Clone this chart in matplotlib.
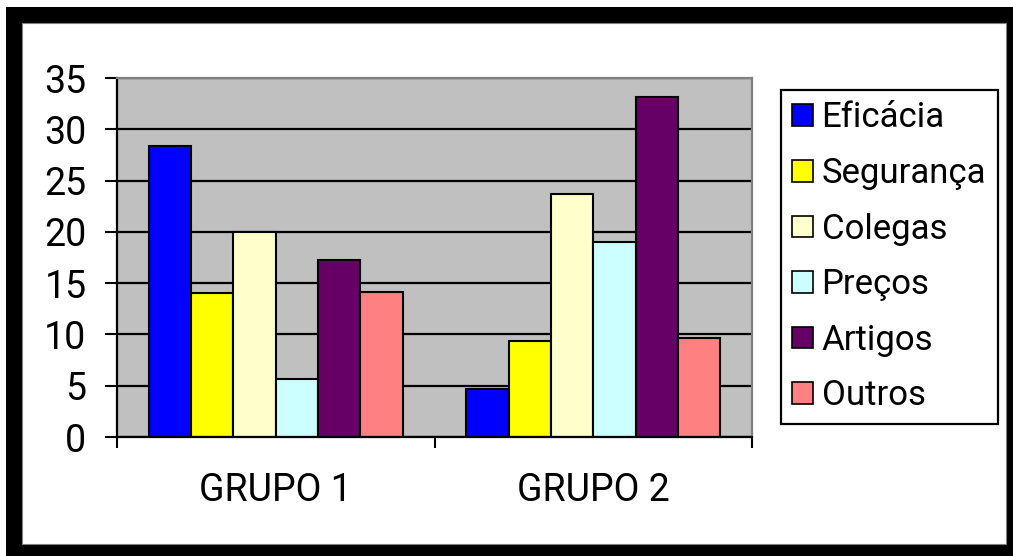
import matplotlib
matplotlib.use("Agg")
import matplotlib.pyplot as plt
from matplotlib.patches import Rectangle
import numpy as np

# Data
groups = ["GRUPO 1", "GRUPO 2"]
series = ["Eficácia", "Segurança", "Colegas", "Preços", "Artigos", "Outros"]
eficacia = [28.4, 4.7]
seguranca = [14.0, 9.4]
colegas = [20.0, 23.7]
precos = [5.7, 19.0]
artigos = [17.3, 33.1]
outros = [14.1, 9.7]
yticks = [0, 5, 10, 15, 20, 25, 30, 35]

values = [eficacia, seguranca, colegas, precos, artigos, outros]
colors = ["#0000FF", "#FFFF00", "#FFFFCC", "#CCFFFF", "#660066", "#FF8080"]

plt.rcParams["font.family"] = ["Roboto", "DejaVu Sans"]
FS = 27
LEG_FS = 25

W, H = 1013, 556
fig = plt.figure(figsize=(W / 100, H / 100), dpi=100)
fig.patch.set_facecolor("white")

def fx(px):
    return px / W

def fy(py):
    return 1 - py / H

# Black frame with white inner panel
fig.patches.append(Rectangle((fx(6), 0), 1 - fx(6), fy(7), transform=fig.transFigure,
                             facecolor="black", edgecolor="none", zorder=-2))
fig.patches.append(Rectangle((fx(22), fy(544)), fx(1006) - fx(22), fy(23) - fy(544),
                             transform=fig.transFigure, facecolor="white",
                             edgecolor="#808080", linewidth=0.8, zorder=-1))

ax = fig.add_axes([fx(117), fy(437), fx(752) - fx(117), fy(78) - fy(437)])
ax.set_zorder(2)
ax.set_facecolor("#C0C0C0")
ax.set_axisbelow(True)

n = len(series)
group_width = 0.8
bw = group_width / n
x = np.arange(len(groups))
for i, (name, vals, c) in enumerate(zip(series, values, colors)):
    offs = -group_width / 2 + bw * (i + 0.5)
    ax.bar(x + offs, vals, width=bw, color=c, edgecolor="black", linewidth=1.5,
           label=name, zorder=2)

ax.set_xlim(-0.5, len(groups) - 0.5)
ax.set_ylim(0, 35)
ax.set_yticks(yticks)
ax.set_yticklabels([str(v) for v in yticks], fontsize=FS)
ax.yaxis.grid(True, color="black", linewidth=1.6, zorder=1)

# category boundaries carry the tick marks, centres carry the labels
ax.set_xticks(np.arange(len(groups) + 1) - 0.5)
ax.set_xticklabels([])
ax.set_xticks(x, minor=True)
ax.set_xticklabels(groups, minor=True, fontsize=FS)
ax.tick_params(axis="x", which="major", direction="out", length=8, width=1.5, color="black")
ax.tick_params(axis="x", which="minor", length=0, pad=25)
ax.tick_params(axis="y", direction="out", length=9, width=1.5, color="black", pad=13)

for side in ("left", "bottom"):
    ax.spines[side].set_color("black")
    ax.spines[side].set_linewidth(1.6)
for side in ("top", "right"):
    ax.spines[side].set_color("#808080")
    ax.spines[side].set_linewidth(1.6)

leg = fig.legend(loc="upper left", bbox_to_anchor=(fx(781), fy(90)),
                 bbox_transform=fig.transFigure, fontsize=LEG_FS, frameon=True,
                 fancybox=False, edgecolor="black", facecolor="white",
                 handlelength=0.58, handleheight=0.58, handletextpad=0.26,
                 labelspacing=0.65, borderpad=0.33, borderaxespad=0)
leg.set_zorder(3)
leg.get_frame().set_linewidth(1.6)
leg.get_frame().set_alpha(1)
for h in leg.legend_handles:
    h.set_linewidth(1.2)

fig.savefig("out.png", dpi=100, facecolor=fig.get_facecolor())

__________

GOAL –
Please extract exactly the lines of the data, from the first through the line containing "return 1 - py / H", and add no pictures to the copy.

TASK RESULT –
Clone this chart in matplotlib.
import matplotlib
matplotlib.use("Agg")
import matplotlib.pyplot as plt
from matplotlib.patches import Rectangle
import numpy as np

# Data
groups = ["GRUPO 1", "GRUPO 2"]
series = ["Eficácia", "Segurança", "Colegas", "Preços", "Artigos", "Outros"]
eficacia = [28.4, 4.7]
seguranca = [14.0, 9.4]
colegas = [20.0, 23.7]
precos = [5.7, 19.0]
artigos = [17.3, 33.1]
outros = [14.1, 9.7]
yticks = [0, 5, 10, 15, 20, 25, 30, 35]

values = [eficacia, seguranca, colegas, precos, artigos, outros]
colors = ["#0000FF", "#FFFF00", "#FFFFCC", "#CCFFFF", "#660066", "#FF8080"]

plt.rcParams["font.family"] = ["Roboto", "DejaVu Sans"]
FS = 27
LEG_FS = 25

W, H = 1013, 556
fig = plt.figure(figsize=(W / 100, H / 100), dpi=100)
fig.patch.set_facecolor("white")

def fx(px):
    return px / W

def fy(py):
    return 1 - py / H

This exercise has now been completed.